Overall, the schedule was tougher last season, 23 spots higher in Sagarin's SOS rankings year-to-year, but they only faced one less top-50 defense (5) than last season (6) http://footballoutsiders.com/stats/fe...
http://footballoutsiders.com/stats/fe... .

Jumping nine points per game on average is certainly improvement, but I understand the frustration with losing the two big games. It's tough to say Clemson folded at FSU though - poor kick coverage opened the door for the Seminoles' momentum, and FSU's offense and defense executed a pretty high level in the second half. Morris called one of his best games against that 'Noles defense, but their deep d-line wore down Clemson's o-line eventually.

TRUETIGER1 writes:

Let's just keep telling ourselves how good we are, it's much easier than facing the truth.

omnipotent1 writes:

Another curious stat was the lack of touches by Sammy as mentioned in the no calls of screens, but also no jet sweeps. Think Morris dropped the ball?

dkilgore1 writes:

Morris doesn't seem to coach well in big games. He let South Carolina's DC out coach him. He went away from what made that offense productive. He still has a high school mentality. You have to make adjustments on this level.

tigerdh writes:

in response to omnipotent1:

Another curious stat was the lack of touches by Sammy as mentioned in the no calls of screens, but also no jet sweeps. Think Morris dropped the ball?
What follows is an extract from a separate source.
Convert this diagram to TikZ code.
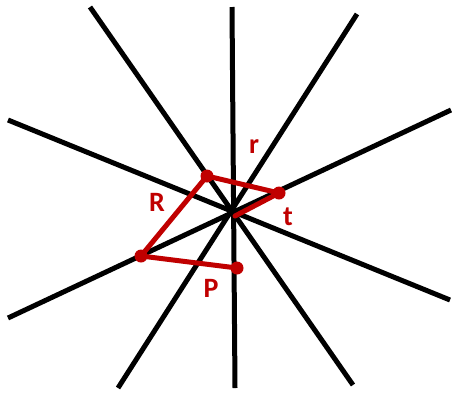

You are dead on, we never found a consintant way to get the ball to Sammy and Nuk. They have been the playmakers all year. Ellington was running the ball in the first quarter but we quit going to him. Maybe SC made adjustments that prohibited that.

Bigboots writes:

Very conservative, unimaginitive play-calling by Morris and company. This was a real disappointment.
It looked like the goal wasn't a win, but just to keep the game from becoming a blowout.

cuGIZ82 writes:

With all the pressure FSU and SC were able to apply by only rushing 4-5 defenders, I expected Morris to use an extra O-linemen or TE in his scheme...sometimes a coach has to adjust his game plan in-game and we did not.

Lynx26 writes:

Yeah this is crazy to me.... no excuses for not getting our play-makers involved until the wheels fall off. If you call an aggressive game... we probably give our defense some hope, or better yet help.

Start rolling Tahj.... away from Clowney maybe? lol smh

CUNo1Fan writes:

in response to cuGIZ82:

With all the pressure FSU and SC were able to apply by only rushing 4-5 defenders, I expected Morris to use an extra O-linemen or TE in his scheme...sometimes a coach has to adjust his game plan in-game and we did not.

You hit the nail on the head. Carolina adjusted to our game plan and we did not adjust. For what ever reason (I surely don't understand it), we didn't call the plays that would have helped stop the rush by Clowney such as screens. We also didn't continue to run the ball when we were obviously having good sucess with it.